FIU Students Hold ‘We Say Gay’ Protest

Group of demonstrators hold pride flags and signs outside of the Graham Center. Yansall Rasquides / PantherNOW

Yansall Rasquides / Staff Writer 

A group of FIU students came together to protest the “Don’t Say Gay” bill on Thursday, Mar. 17.

Students in attendance made signs and shared their ideas in protest of the bill that prohibits classroom discussion about sexual orientation or gender identity in Florida’s primary schools. 

Lia Sepulveda, a sophomore majoring in business analytics, organized the rally in hopes of bringing the LGBTQIA+ community at FIU together.

“I organized this protest for my community,” said Sepulveda. “I can feel the power in these student’s voices and I wanted people to see, support, and understand what this bill is and how it is affecting us.” 

Sepulveda giving a sticker to FIU Police Officer Felisha McKnight. Julian Davis / PantherNOW

Among the demonstrators was Janelle Perez, an FIU alumni and candidate for state senate. Perez was accompanied by a friend sharing pamphlets on her candidacy.

“I’m super proud of these young people that are out here doing this,” said Perez. “Tallahassee and our legislators do everything they can to silence our voice and seeing this is incredible. The youth coming out to protest the Don’t Say Gay Bill has made me so extraordinarily proud and and gives me faith for our future.”

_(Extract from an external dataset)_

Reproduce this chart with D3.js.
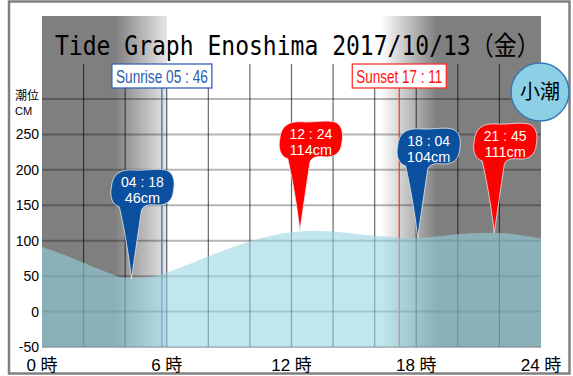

Perez (bottom row in white shirt) photographed with demonstrators on Betty Chapman Plaza. Yansall Rasquides / PantherNOW

Students and demonstrators passed out flags, pins and more in support of the  LGBTQIA+ community.

Demonstrators began in front of the Betty Chapman Plaza at the Graham Center (GC) and marched their way to GC lawns. Students from different organizations at FIU joined in allyship.

Students walk with signs during the protest. Julian Davis / PantherNOW

The peaceful protest ended with demonstrators standing in a circle and speaking their minds to the group.

Christian Ramirez, a junior majoring in liberal studies, spoke on what this protest meant to him and his community. 

Supvelda wears a pride flag amongst demonstrators. Julian Davis / PantherNOW

“I plan to accomplish people seeing us as people, knowing that we’re here to support a big cause and that we’re not going anywhere,” said Ramirez. “This community is iconic, amazing and I’m living for it all.”